TASK PROMPT :: Quote exactly the lines spanning from the top of the data below to the line that contains "present_xerr = [0, 0, 0, 0, 0, 0, 0.056]", including both.

◆ ◆ ◆ ◆ ◆ ◆ ◆

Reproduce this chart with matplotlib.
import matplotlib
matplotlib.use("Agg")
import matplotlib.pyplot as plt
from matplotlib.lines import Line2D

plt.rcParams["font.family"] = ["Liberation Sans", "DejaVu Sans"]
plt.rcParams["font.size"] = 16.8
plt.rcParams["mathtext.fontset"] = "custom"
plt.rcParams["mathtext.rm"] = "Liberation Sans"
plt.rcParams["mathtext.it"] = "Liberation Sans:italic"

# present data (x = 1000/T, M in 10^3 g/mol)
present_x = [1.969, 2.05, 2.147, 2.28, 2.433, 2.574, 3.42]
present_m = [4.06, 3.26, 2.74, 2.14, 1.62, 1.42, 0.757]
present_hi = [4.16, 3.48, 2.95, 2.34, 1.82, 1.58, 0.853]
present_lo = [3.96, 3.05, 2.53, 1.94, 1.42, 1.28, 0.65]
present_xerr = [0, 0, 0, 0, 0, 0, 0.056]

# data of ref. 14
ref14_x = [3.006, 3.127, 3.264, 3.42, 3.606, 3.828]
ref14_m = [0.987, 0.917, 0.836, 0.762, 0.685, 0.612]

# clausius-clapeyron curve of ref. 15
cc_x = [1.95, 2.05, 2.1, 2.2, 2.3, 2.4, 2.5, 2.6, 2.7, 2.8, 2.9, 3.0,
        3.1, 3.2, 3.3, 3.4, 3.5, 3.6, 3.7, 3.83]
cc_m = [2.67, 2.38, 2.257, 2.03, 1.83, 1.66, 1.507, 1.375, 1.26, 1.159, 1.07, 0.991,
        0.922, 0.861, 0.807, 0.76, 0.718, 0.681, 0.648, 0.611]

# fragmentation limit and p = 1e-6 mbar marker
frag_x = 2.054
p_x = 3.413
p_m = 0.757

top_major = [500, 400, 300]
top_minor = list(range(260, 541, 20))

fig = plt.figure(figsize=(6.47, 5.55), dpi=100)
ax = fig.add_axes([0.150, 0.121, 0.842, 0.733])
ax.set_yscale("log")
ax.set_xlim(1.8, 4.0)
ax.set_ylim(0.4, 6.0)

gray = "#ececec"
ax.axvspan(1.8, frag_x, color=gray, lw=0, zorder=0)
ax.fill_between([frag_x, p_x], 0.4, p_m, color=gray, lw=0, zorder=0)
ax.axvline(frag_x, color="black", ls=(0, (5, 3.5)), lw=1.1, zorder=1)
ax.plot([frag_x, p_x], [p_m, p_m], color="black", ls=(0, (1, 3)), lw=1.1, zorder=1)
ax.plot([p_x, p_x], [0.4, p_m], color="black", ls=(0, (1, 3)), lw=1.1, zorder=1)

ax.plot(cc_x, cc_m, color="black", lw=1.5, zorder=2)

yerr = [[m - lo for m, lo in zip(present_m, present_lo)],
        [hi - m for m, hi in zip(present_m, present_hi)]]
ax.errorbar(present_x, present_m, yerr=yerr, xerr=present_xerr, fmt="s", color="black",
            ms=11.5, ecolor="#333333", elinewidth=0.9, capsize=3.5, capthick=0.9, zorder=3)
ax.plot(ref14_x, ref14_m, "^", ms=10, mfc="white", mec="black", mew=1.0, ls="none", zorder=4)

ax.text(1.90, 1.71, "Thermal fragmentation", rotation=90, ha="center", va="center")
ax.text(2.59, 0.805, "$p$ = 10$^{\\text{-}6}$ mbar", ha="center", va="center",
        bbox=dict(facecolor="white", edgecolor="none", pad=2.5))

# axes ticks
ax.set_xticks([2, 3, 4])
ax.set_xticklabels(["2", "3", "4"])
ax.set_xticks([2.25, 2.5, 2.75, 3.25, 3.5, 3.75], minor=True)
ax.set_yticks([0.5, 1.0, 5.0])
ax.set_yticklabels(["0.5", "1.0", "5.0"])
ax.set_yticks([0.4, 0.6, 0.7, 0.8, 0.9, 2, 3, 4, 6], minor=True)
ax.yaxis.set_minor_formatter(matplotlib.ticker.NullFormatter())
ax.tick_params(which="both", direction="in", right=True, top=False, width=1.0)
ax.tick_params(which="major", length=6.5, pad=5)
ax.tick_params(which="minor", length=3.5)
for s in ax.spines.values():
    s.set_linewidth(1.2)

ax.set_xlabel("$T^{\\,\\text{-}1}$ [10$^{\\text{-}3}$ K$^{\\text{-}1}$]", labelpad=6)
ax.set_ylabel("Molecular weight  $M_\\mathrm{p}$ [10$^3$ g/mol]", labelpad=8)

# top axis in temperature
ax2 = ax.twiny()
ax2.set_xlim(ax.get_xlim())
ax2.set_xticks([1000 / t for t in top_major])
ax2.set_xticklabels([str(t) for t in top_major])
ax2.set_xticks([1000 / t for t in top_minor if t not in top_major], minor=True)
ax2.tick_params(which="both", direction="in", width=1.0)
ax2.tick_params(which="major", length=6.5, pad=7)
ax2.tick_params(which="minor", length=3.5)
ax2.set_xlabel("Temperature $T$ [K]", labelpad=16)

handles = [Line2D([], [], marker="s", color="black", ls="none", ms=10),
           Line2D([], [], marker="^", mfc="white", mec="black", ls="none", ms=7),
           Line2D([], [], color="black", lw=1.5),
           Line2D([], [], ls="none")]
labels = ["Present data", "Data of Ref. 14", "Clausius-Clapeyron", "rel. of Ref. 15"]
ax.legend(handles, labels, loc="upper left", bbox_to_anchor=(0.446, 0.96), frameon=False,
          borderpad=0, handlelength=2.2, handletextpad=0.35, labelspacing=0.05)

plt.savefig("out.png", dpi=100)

◆ ◆ ◆ ◆ ◆ ◆ ◆

TASK ANSWER ::
Reproduce this chart with matplotlib.
import matplotlib
matplotlib.use("Agg")
import matplotlib.pyplot as plt
from matplotlib.lines import Line2D

plt.rcParams["font.family"] = ["Liberation Sans", "DejaVu Sans"]
plt.rcParams["font.size"] = 16.8
plt.rcParams["mathtext.fontset"] = "custom"
plt.rcParams["mathtext.rm"] = "Liberation Sans"
plt.rcParams["mathtext.it"] = "Liberation Sans:italic"

# present data (x = 1000/T, M in 10^3 g/mol)
present_x = [1.969, 2.05, 2.147, 2.28, 2.433, 2.574, 3.42]
present_m = [4.06, 3.26, 2.74, 2.14, 1.62, 1.42, 0.757]
present_hi = [4.16, 3.48, 2.95, 2.34, 1.82, 1.58, 0.853]
present_lo = [3.96, 3.05, 2.53, 1.94, 1.42, 1.28, 0.65]
present_xerr = [0, 0, 0, 0, 0, 0, 0.056]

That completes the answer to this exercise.